Exercise objective>
What is needed is an exact copy of the lines from the line containing "Clone this chart in Altair." to the line containing "paveL_rug_tick = [0.0, 0.013, 0.025, 0.036, 0.045]", both lines included, and nothing else.

(Source code of charts)
----------
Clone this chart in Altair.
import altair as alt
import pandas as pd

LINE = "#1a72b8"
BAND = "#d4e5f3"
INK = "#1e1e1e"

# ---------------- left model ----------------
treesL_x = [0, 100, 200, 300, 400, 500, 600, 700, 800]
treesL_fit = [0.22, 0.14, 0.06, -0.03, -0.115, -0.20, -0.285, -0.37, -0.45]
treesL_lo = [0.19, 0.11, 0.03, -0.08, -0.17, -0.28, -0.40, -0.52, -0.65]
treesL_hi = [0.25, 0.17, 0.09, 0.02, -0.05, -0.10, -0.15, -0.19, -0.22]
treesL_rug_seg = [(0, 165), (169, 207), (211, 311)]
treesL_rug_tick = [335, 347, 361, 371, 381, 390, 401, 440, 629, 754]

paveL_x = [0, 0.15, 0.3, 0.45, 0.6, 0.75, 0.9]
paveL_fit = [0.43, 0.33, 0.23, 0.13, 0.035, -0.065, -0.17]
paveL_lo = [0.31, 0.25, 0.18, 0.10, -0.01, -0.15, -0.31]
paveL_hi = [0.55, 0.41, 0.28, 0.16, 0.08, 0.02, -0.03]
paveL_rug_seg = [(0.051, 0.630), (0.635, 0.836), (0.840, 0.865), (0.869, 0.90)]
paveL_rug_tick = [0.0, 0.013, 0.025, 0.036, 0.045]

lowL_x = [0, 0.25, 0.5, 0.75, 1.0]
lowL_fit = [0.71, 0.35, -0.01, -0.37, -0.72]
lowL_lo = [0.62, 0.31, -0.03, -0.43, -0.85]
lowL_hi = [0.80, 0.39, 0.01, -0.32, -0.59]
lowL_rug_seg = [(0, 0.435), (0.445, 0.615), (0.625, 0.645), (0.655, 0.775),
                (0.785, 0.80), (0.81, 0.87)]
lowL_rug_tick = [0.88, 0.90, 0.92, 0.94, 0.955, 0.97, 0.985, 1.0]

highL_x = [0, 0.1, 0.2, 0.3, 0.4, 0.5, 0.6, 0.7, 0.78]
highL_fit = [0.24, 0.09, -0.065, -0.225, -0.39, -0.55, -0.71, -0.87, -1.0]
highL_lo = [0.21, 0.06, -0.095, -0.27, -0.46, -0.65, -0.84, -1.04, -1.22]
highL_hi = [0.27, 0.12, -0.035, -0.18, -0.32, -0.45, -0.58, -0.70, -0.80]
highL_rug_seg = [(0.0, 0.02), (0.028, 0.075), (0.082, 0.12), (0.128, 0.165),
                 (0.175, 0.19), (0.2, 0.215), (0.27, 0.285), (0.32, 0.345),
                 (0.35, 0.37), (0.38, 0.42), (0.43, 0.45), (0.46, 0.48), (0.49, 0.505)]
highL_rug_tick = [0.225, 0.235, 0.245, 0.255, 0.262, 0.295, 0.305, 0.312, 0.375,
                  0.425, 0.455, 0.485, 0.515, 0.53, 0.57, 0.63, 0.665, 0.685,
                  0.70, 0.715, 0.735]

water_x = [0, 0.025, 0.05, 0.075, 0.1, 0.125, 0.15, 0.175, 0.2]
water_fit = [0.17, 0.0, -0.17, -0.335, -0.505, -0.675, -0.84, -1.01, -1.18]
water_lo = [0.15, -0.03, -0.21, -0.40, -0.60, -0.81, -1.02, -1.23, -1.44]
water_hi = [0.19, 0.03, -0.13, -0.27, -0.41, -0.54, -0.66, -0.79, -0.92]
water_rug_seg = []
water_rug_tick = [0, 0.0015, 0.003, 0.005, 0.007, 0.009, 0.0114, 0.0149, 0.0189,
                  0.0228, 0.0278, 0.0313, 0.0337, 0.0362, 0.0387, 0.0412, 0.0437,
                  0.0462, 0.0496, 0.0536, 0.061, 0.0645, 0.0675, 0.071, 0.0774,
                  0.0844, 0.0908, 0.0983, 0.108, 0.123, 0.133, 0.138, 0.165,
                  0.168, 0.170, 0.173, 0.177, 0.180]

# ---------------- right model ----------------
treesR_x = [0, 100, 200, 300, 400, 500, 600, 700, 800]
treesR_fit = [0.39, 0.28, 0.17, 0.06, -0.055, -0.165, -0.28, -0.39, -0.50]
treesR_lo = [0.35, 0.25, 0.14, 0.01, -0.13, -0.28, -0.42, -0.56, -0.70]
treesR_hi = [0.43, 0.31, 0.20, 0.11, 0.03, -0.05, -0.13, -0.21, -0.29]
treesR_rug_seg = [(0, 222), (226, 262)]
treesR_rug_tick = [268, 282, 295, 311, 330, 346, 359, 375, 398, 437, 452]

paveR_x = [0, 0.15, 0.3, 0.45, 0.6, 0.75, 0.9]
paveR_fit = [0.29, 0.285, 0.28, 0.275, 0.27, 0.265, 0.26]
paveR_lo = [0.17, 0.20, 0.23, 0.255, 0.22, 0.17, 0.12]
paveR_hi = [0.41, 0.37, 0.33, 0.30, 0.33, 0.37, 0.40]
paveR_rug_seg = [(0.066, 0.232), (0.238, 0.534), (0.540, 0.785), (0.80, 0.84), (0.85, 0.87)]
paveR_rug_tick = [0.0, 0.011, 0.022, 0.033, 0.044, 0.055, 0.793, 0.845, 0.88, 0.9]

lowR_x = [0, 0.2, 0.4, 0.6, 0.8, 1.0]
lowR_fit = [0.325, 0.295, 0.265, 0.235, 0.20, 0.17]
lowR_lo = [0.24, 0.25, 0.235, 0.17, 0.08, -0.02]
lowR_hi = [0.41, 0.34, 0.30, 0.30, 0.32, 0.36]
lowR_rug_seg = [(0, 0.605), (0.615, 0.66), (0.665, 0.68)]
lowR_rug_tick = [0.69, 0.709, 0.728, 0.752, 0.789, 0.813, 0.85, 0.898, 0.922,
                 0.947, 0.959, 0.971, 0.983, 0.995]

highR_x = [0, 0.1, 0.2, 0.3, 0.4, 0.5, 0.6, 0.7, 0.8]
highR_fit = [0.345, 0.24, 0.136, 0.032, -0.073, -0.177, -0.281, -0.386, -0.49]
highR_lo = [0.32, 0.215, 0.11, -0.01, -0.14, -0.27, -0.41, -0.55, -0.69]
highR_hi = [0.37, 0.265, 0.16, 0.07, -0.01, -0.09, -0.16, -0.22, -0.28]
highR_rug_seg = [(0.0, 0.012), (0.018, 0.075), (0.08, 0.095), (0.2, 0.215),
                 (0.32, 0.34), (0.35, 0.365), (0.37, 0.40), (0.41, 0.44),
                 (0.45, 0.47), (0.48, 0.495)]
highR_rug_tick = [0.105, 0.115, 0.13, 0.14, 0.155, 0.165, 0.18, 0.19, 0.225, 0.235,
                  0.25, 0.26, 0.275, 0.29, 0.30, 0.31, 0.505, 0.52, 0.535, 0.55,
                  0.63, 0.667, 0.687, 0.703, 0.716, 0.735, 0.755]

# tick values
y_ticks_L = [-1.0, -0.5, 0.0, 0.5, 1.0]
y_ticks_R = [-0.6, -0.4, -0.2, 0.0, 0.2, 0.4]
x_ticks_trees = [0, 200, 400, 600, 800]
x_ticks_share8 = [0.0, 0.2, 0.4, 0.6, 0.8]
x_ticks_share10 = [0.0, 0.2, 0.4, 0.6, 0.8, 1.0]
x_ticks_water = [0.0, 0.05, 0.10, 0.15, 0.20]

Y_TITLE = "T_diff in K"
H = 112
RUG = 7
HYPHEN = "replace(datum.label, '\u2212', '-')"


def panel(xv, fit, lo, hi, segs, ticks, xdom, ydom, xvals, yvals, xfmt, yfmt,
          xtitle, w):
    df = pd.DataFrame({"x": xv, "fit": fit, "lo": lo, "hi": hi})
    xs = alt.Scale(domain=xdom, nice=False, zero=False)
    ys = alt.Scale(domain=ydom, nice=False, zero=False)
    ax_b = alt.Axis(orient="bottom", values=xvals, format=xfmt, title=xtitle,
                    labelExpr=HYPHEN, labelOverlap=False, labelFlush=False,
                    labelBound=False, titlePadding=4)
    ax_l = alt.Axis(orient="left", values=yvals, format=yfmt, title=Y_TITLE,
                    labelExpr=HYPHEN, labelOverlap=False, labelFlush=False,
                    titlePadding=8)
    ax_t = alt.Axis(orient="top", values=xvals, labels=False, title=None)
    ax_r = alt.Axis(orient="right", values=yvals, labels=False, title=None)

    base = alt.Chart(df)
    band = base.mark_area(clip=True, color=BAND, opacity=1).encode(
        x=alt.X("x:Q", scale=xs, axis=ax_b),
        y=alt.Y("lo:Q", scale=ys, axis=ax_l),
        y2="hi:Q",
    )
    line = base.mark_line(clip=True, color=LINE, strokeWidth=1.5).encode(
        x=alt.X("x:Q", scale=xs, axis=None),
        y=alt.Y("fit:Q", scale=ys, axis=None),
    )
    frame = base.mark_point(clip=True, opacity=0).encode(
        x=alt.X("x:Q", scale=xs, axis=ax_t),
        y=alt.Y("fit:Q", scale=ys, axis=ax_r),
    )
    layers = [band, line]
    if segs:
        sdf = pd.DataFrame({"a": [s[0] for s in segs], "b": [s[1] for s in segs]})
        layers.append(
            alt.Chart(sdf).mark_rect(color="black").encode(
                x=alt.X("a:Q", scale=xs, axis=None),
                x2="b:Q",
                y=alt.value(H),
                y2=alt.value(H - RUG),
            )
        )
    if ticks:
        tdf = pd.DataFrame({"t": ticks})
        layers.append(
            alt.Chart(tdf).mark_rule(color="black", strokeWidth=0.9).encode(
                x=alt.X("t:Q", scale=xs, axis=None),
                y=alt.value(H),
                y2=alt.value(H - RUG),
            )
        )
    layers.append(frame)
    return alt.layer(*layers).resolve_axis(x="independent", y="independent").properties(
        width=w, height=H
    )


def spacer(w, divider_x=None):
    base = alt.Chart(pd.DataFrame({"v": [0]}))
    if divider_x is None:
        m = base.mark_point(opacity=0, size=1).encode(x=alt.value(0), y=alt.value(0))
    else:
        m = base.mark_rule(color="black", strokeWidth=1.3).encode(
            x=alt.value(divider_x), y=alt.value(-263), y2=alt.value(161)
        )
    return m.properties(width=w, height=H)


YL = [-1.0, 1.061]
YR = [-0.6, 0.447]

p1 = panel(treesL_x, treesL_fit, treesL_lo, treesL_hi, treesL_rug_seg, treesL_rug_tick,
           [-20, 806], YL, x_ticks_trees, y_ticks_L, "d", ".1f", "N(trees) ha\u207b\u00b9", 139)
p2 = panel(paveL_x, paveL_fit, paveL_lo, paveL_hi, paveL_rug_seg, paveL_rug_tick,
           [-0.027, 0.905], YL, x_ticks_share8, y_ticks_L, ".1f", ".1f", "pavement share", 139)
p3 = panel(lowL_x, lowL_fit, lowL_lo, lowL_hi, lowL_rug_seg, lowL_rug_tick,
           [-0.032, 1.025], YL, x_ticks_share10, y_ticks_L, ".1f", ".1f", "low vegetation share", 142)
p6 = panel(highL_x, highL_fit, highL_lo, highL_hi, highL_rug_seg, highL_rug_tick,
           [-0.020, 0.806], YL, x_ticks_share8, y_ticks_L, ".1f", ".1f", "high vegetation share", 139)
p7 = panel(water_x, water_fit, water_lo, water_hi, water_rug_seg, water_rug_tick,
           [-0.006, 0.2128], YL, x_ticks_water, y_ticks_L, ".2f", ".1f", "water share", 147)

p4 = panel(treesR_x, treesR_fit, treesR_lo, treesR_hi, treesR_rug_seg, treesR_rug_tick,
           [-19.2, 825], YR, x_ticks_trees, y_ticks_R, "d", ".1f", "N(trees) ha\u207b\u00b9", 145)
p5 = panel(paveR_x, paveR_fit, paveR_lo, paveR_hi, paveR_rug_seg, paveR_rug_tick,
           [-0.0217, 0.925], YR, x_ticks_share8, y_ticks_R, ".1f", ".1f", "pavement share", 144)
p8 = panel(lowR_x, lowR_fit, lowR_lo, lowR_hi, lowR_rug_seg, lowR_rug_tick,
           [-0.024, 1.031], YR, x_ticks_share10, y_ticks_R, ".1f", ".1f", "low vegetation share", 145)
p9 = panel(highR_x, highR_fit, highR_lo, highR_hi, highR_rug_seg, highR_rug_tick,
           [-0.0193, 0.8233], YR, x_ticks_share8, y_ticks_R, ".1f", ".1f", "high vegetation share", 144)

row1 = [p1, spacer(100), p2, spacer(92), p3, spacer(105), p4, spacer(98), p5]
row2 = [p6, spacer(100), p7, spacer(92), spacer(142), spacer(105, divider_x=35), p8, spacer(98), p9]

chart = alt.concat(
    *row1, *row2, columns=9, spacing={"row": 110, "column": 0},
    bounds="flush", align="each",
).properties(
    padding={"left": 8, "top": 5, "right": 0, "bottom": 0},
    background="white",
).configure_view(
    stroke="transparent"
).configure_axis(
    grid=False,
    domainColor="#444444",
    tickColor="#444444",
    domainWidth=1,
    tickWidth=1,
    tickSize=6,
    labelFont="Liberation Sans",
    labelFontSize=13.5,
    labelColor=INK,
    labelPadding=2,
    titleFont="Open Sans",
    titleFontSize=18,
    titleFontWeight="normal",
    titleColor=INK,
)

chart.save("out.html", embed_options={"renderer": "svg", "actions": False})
----------
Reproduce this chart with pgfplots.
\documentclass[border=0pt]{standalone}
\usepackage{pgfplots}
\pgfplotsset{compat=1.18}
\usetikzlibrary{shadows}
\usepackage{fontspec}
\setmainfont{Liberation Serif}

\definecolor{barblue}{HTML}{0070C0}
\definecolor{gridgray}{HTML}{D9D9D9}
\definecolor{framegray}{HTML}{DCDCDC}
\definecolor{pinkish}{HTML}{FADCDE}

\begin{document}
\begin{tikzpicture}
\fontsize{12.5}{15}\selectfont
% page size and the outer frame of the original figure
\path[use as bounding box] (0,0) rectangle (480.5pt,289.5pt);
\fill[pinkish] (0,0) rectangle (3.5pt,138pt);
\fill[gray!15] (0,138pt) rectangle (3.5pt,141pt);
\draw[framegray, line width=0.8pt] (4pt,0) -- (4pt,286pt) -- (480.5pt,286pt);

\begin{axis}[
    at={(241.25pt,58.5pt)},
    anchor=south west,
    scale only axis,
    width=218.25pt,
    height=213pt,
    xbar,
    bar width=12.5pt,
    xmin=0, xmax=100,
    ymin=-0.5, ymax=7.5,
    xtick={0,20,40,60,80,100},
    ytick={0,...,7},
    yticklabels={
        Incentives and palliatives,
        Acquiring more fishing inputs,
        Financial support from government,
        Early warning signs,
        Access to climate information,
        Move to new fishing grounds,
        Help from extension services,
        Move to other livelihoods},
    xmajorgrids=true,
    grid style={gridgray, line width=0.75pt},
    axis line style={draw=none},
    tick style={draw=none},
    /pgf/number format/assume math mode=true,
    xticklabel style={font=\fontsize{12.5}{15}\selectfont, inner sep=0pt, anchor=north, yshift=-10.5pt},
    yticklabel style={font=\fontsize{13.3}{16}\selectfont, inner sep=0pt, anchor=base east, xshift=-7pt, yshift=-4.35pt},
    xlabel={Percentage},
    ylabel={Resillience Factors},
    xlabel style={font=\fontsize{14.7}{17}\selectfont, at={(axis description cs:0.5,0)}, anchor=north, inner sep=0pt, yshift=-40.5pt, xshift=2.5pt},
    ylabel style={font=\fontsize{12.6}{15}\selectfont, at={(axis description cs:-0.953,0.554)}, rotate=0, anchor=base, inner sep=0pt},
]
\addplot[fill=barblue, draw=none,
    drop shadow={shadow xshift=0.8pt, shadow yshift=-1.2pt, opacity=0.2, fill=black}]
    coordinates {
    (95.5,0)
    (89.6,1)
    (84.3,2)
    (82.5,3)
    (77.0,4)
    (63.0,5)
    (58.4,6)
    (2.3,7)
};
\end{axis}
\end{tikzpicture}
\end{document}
----------
Task result>
Clone this chart in Altair.
import altair as alt
import pandas as pd

LINE = "#1a72b8"
BAND = "#d4e5f3"
INK = "#1e1e1e"

# ---------------- left model ----------------
treesL_x = [0, 100, 200, 300, 400, 500, 600, 700, 800]
treesL_fit = [0.22, 0.14, 0.06, -0.03, -0.115, -0.20, -0.285, -0.37, -0.45]
treesL_lo = [0.19, 0.11, 0.03, -0.08, -0.17, -0.28, -0.40, -0.52, -0.65]
treesL_hi = [0.25, 0.17, 0.09, 0.02, -0.05, -0.10, -0.15, -0.19, -0.22]
treesL_rug_seg = [(0, 165), (169, 207), (211, 311)]
treesL_rug_tick = [335, 347, 361, 371, 381, 390, 401, 440, 629, 754]

paveL_x = [0, 0.15, 0.3, 0.45, 0.6, 0.75, 0.9]
paveL_fit = [0.43, 0.33, 0.23, 0.13, 0.035, -0.065, -0.17]
paveL_lo = [0.31, 0.25, 0.18, 0.10, -0.01, -0.15, -0.31]
paveL_hi = [0.55, 0.41, 0.28, 0.16, 0.08, 0.02, -0.03]
paveL_rug_seg = [(0.051, 0.630), (0.635, 0.836), (0.840, 0.865), (0.869, 0.90)]
paveL_rug_tick = [0.0, 0.013, 0.025, 0.036, 0.045]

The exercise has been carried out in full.